Однако без дружеской атмосферы в редакции и тесного сотрудничества немецких и американских коллег выпуск такой газеты, как Die Neue Zeitung, был бы невозможен. То же касалось и денацификации, которая, по мнению Хабе, должна была проводиться более жестко, но в то же время с бóльшим пониманием в отношении «незапятнанных». Американские сотрудники редакции – человек двадцать, – каждый день являвшиеся на службу в своих помятых, слишком широких мундирах (один лишь Хабе по-прежнему щеголял в своей приталенной, безупречно выглаженной форме, как инструктор по верховой езде), прекрасно ладили со своими немецкими коллегами; в редакции царила атмосфера непринужденности и открытости, которая не очень нравилась американским военным властям. Хабе считался у них политически ненадежным, идущим на поводу у этих немецких умников, которые вешают ему лапшу на уши.
С такой же предвзятостью к нему относились и сами немцы. Некоторым из них денацификация причиняла особые муки, когда ее осуществляли немцы с американскими паспортами – такие, как Хабе. О том, что он был венгерским евреем, знали немногие. Насколько эта информация облегчила или усложнила бы дело, можно рассуждать долго. Сам Хабе был уверен, что немцы предпочитают как раз иностранных «перевоспитателей» своим, немецким. Ведь для иностранцев это было частью ритуала.
Хотя бóльшая часть мер, направленных на денацификацию, сегодня кажется довольно безобидной, побежденные немцы воспринимали их как унижение. Особенно недовольна была интеллигенция Третьего рейха – учителя, профессора, писатели и журналисты, считавшие неуместным даже вполне оправданное недоверие, с которым часто сталкивались. Так, например, каждый взрослый в американской оккупационной зоне должен был заполнить анкету, состоявшую из 131 вопроса, – чисто формальная процедура, ставшая, однако, неиссякаемым источником ядовитого сарказма.
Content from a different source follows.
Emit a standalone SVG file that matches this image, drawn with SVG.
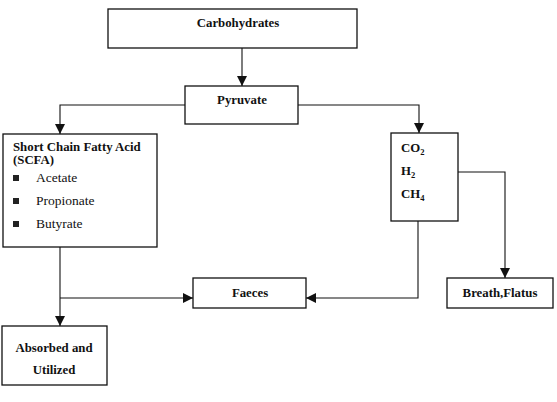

Вопросы не всегда были сформулированы корректно; из некоторых явствовало, что американцы плохо ориентировались в разных национал-социалистских объединениях. Кроме того, совершенно чуждая немцам вера в целесообразность подобных примитивно-поверхностных мероприятий казалась им проявлением высокомерия и в то же время наивности. «Состояли ли вы в НСДАП? Занимали ли вы в НСДАП должности рейхсляйтера, гауляйтера, крайсляйтера, ортсгруппенляйтера? Вы порвали с церковью? Были ли вы членом Гитлерюгенда? Была ли ваша жена еврейкой или полукровкой? Состояла ли ваша жена в НСДАП?» Многие немцы были до глубины души возмущены этими «рентгеновскими» исследованиями. В 1951 году Эрнст фон Заломон написал роман «Анкета», ставший одним из главных бестселлеров послевоенного времени. Использовав злополучную анкету как каркас романа, он натянул на него огромное автобиографическое полотно на шесть сотен страниц и попытался доказать, что сложная жизнь немецкого интеллектуала, придерживавшегося национал-консервативных взглядов, отнюдь не исчерпывается сводом каких-то дурацких вопросов.
Конечно, каждый немец после окончания войны в глазах союзников автоматически стал объектом подозрения. Это было понятно даже тем, кто не сомневался в собственной непогрешимости. Такова логика войны. Логика же национал-социалистского народного единства не признавала права голоса для вернувшихся из вынужденной эмиграции. Кто бежал из страны, не имел права судить своих бывших соотечественников. Инквизиторская или воспитательская деятельность немецких реэмигрантов воспринималась как особый цинизм и наглость. Хотя тот же Хабе в кругу своих немецких сотрудников не испытывал никакого психологического дискомфорта, за пределами редакции он, однако, чувствовал враждебность, которая его очень угнетала.
Против «высокомерия» эмигрантов немцы выступили сплоченным фронтом. Это было отнюдь не скрытое недовольство и не просто злобное ворчание старых нацистов, у которых рыльце в пуху. Совсем необязательно было скрывать свою злобу или досаду: в послевоенной Западной Германии сложилась дискуссионная среда, позволявшая открыто критиковать эмигрантов, находившихся под защитой американцев. Широкую известность получила дискуссия вокруг Томаса Манна и с ним самим. Лауреат Нобелевской премии 1929 года Томас Манн с 1940 года в своей калифорнийской ссылке регулярно писал речи, которые BBC транслировала его землякам. В 55 речах продолжительностью в среднем восемь минут он просвещал слушателей о преступлениях нацистского режима, о «нравственном помешательстве» и с позиции стороннего наблюдателя описывал, как Германия сама изолировала себя от сообщества народов, исповедующих гуманизм.